What is an “old school” rib you may be asking? Long before the days of competition BBQ (and using every trick available to turn ribs into something that looks closer to freshly varnished furniture than pork), there was a way to turn out great ribs. Ribs that had great bark, almost a crunch on the exterior, and tender smoked meat near the bone. Just time, smoke and basting, or “mopping” as they called it, was used. This baby back ribs on the grill recipe shows you how to achieve those great ribs of yesteryear. Notice this recipe doesn’t call for any sauce. You are welcome to sauce your ribs—make them your own. Back in the day, though, sauce was served on the side to dip your ribs in.
How to Pick the Best Baby Back Ribs for the Pellet Grill
Although having the right wood pellet smoker grill and a great traditional baby back ribs recipe on hand matter, so does the cut of ribs you choose.
Our pitmaster recipe recommends that you opt for St. Louis-style spareribs if possible. They tend to have a consistency that works quite well on the smoker. Plus, they cook fairly evenly, which you and your hungry guests will appreciate.

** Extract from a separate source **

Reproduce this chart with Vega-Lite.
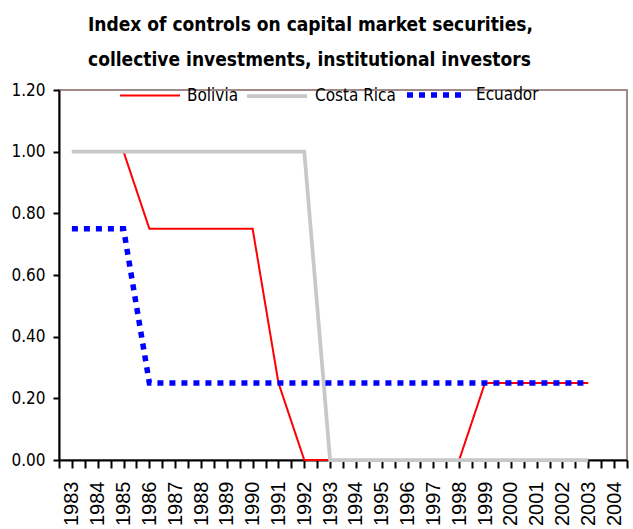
{
  "$schema": "https://vega.github.io/schema/vega-lite/v6.json",
  "width": 568,
  "height": 370,
  "padding": {"left": 10, "top": 16, "right": 6, "bottom": 0},
  "background": "white",
  "config": {
    "view": {"stroke": "#a08a8a", "strokeWidth": 2},
    "font": "'Liberation Sans Narrow', 'DejaVu Sans Condensed', 'Liberation Sans', sans-serif"
  },
  "title": {
    "text": ["Index of controls on capital market securities,", "collective investments, institutional investors"],
    "font": "'Liberation Sans Narrow', 'DejaVu Sans Condensed', 'Liberation Sans', sans-serif",
    "fontSize": 19,
    "fontWeight": "bold",
    "lineHeight": 35,
    "anchor": "start",
    "frame": "group",
    "dx": 29,
    "offset": -8,
    "color": "black"
  },
  "data": {
    "values": [
      {"country": "Bolivia", "year": 1983, "value": 1.0},
      {"country": "Bolivia", "year": 1984, "value": 1.0},
      {"country": "Bolivia", "year": 1985, "value": 1.0},
      {"country": "Bolivia", "year": 1986, "value": 0.75},
      {"country": "Bolivia", "year": 1987, "value": 0.75},
      {"country": "Bolivia", "year": 1988, "value": 0.75},
      {"country": "Bolivia", "year": 1989, "value": 0.75},
      {"country": "Bolivia", "year": 1990, "value": 0.75},
      {"country": "Bolivia", "year": 1991, "value": 0.25},
      {"country": "Bolivia", "year": 1992, "value": 0.0},
      {"country": "Bolivia", "year": 1993, "value": 0.0},
      {"country": "Bolivia", "year": 1994, "value": 0.0},
      {"country": "Bolivia", "year": 1995, "value": 0.0},
      {"country": "Bolivia", "year": 1996, "value": 0.0},
      {"country": "Bolivia", "year": 1997, "value": 0.0},
      {"country": "Bolivia", "year": 1998, "value": 0.0},
      {"country": "Bolivia", "year": 1999, "value": 0.25},
      {"country": "Bolivia", "year": 2000, "value": 0.25},
      {"country": "Bolivia", "year": 2001, "value": 0.25},
      {"country": "Bolivia", "year": 2002, "value": 0.25},
      {"country": "Bolivia", "year": 2003, "value": 0.25},
      {"country": "Costa Rica", "year": 1983, "value": 1.0},
      {"country": "Costa Rica", "year": 1984, "value": 1.0},
      {"country": "Costa Rica", "year": 1985, "value": 1.0},
      {"country": "Costa Rica", "year": 1986, "value": 1.0},
      {"country": "Costa Rica", "year": 1987, "value": 1.0},
      {"country": "Costa Rica", "year": 1988, "value": 1.0},
      {"country": "Costa Rica", "year": 1989, "value": 1.0},
      {"country": "Costa Rica", "year": 1990, "value": 1.0},
      {"country": "Costa Rica", "year": 1991, "value": 1.0},
      {"country": "Costa Rica", "year": 1992, "value": 1.0},
      {"country": "Costa Rica", "year": 1993, "value": 0.0},
      {"country": "Costa Rica", "year": 1994, "value": 0.0},
      {"country": "Costa Rica", "year": 1995, "value": 0.0},
      {"country": "Costa Rica", "year": 1996, "value": 0.0},
      {"country": "Costa Rica", "year": 1997, "value": 0.0},
      {"country": "Costa Rica", "year": 1998, "value": 0.0},
      {"country": "Costa Rica", "year": 1999, "value": 0.0},
      {"country": "Costa Rica", "year": 2000, "value": 0.0},
      {"country": "Costa Rica", "year": 2001, "value": 0.0},
      {"country": "Costa Rica", "year": 2002, "value": 0.0},
      {"country": "Costa Rica", "year": 2003, "value": 0.0},
      {"country": "Ecuador", "year": 1983, "value": 0.75},
      {"country": "Ecuador", "year": 1984, "value": 0.75},
      {"country": "Ecuador", "year": 1985, "value": 0.75},
      {"country": "Ecuador", "year": 1986, "value": 0.25},
      {"country": "Ecuador", "year": 1987, "value": 0.25},
      {"country": "Ecuador", "year": 1988, "value": 0.25},
      {"country": "Ecuador", "year": 1989, "value": 0.25},
      {"country": "Ecuador", "year": 1990, "value": 0.25},
      {"country": "Ecuador", "year": 1991, "value": 0.25},
      {"country": "Ecuador", "year": 1992, "value": 0.25},
      {"country": "Ecuador", "year": 1993, "value": 0.25},
      {"country": "Ecuador", "year": 1994, "value": 0.25},
      {"country": "Ecuador", "year": 1995, "value": 0.25},
      {"country": "Ecuador", "year": 1996, "value": 0.25},
      {"country": "Ecuador", "year": 1997, "value": 0.25},
      {"country": "Ecuador", "year": 1998, "value": 0.25},
      {"country": "Ecuador", "year": 1999, "value": 0.25},
      {"country": "Ecuador", "year": 2000, "value": 0.25},
      {"country": "Ecuador", "year": 2001, "value": 0.25},
      {"country": "Ecuador", "year": 2002, "value": 0.25},
      {"country": "Ecuador", "year": 2003, "value": 0.25}
    ]
  },
  "mark": {"type": "line", "clip": false},
  "encoding": {
    "x": {
      "field": "year",
      "type": "quantitative",
      "scale": {"domain": [1982.5, 2004.5], "nice": false, "zero": false},
      "axis": {
        "title": null,
        "values": [1982.5, 1983, 1983.5, 1984, 1984.5, 1985, 1985.5, 1986, 1986.5, 1987, 1987.5, 1988, 1988.5, 1989, 1989.5, 1990, 1990.5, 1991, 1991.5, 1992, 1992.5, 1993, 1993.5, 1994, 1994.5, 1995, 1995.5, 1996, 1996.5, 1997, 1997.5, 1998, 1998.5, 1999, 1999.5, 2000, 2000.5, 2001, 2001.5, 2002, 2002.5, 2003, 2003.5, 2004, 2004.5],
        "labelExpr": "datum.value % 1 === 0 ? format(datum.value, 'd') : ''",
        "labelAngle": 270,
        "labelFont": "Liberation Sans",
        "labelFontSize": 20,
        "labelColor": "black",
        "labelPadding": 13,
        "labelOverlap": false,
        "labelBound": false,
        "labelFlush": false,
        "tickSize": 8,
        "tickColor": "black",
        "tickWidth": 2,
        "domainColor": "black",
        "domainWidth": 2,
        "grid": false
      }
    },
    "y": {
      "field": "value",
      "type": "quantitative",
      "scale": {"domain": [0, 1.2], "nice": false},
      "axis": {
        "title": null,
        "values": [0, 0.2, 0.4, 0.6, 0.8, 1.0, 1.2],
        "format": ".2f",
        "labelFont": "'Liberation Sans Narrow', 'DejaVu Sans Condensed', 'Liberation Sans', sans-serif",
        "labelFontSize": 17,
        "labelColor": "black",
        "labelPadding": 8,
        "tickSize": 6,
        "tickColor": "black",
        "tickWidth": 2,
        "domainColor": "black",
        "domainWidth": 2,
        "grid": false
      }
    },
    "color": {
      "field": "country",
      "type": "nominal",
      "scale": {"domain": ["Bolivia", "Costa Rica", "Ecuador"], "range": ["#ff0000", "#c8c8c8", "#0000ff"]},
      "legend": {
        "orient": "none",
        "legendX": 60,
        "legendY": -28,
        "direction": "horizontal",
        "title": null,
        "symbolType": "stroke",
        "symbolSize": 3600,
        "labelFont": "'Liberation Sans Narrow', 'DejaVu Sans Condensed', 'Liberation Sans', sans-serif",
        "labelFontSize": 17,
        "labelColor": "black",
        "columnPadding": 0,
        "labelOffset": 6
      }
    },
    "strokeDash": {
      "field": "country",
      "type": "nominal",
      "scale": {"domain": ["Bolivia", "Costa Rica", "Ecuador"], "range": [[1, 0], [1, 0], [6, 6]]}
    },
    "strokeWidth": {
      "field": "country",
      "type": "nominal",
      "scale": {"domain": ["Bolivia", "Costa Rica", "Ecuador"], "range": [2, 5.5, 3]}
    }
  }
}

When choosing baby back ribs for your pellet grill, select ones with a balanced level of marbling. Marbling simply means fat interlaced with meat. When you cook your traditional baby back ribs low ‘n slow, the fat will help break down and naturally tenderize the meat. Of course, you want to avoid a totally fatty set of ribs with far too little meat.
If you can find whole slabs of St. Louis-style baby back ribs, go for them. Whole slabs have not been cut in half by your butcher. They allow you to complete an entire rack of ribs at once. Besides, showing off a huge, long slab of baby back ribs makes you look like jungle royalty.
Finally, take a “no bones about it” approach. That is, pick ribs with lots of meat and fat covering the bone. Exposed bones will start to fall out and cause your cooking to happen non-uniformly. That can mess up your cooking times and cost you some of your savory ribs.
Preparing Your Smoker Grill to Smoke Baby Back Ribs
Before tossing your ready-to-go ribs on your Silverbac or other Grilla Grills smoker, do yourself a favor and clean it well. Make sure those grates are shining and tidy. The less built-up muck from other smokes, the better.
Because cooking ribs on the grill can get a little messy with drips, either add a drip pan or cover the bottom of the smoker grill with something to catch the juices. Believe us when we say you will be happy you took a few additional steps. Easy scrubbing afterwards means you can enjoy the bounty!